Always calling mom during spats can backfire on marriage
My husband likes to tell his mother everything. If we have an argument, he will call her immediately to tell her all about it. I feel like the things that go on in our marriage should be private and I don’t feel comfortable with his family knowing all about our ins and outs. Should I be bothered by this?
You’re husband clearly has a strong bond with his mother and values her opinions.
Although your husband may be dependent on his mother to be a sounding board and a shoulder to lean on when your marital relationship is strained, it can cause major backfires in your marriage.
When he has the need to spew out his frustrations against you, it may feel like a load off for him, but the reality is that these negative rants can cause the people he unloads on to be protective and fail to see that there are two sides to the situation. Support and empathy may be all he is after when he talks to his mother about your issues and he may even receive advice that feels supportive and rewarding to his feelings, but meanwhile you may be feeling betrayed and misunderstood.
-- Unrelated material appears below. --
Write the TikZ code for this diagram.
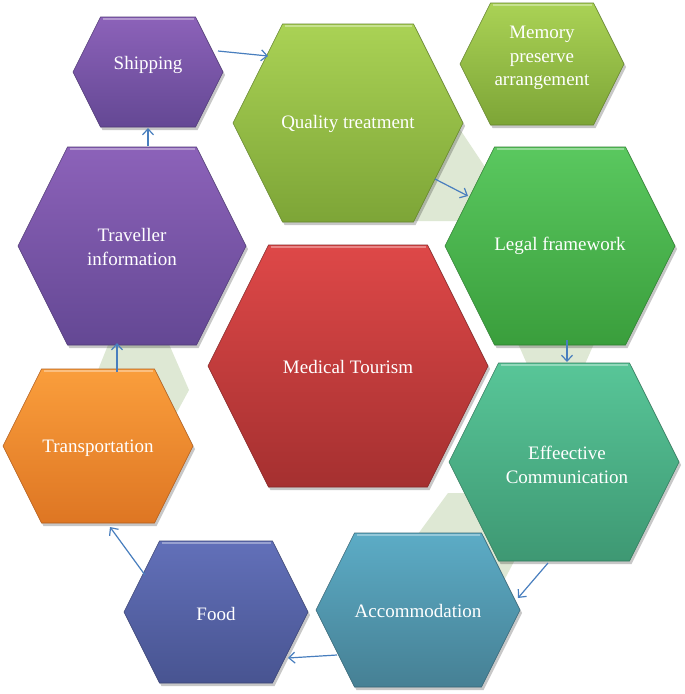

As marital issues go up and down for couples, the negative times may be the only times that family and friends may hear about. This creates opinions in those not in the relationship to assume that nothing good happens in your marriage and unhappiness is the major emotion felt. This can cause family to feel fed up and may even advise someone to get out of the marriage.
The loyalty blinds family from understanding the context in which the marital problems have developed over time. Things get more complicated if a couple decides to work on their relationship and feelings for one another begin to warm up again. As things get better, and those positives are shared with family, they may not be convinced. They’re frustrated and angry because they’ve been the emotional support through the hard times.
Family members, no matter how close, will never have the full picture of the dynamics between two people, and they do not share the same deep feelings for the other person, especially if they have heard nothing but flaws about the partner for some time.
So, here’s some advice.
Since your husband is close with his mother, he will want to discuss your marriage with her. He needs to understand that when he does this, she will naturally take his side. The more information shared about your “wrongdoings,” the more she will object to the relationship. He should sense when his mother is becoming biased, and limit his complaints.
And ask your husband to share with his mother all of the good things about you and the marriage that he can.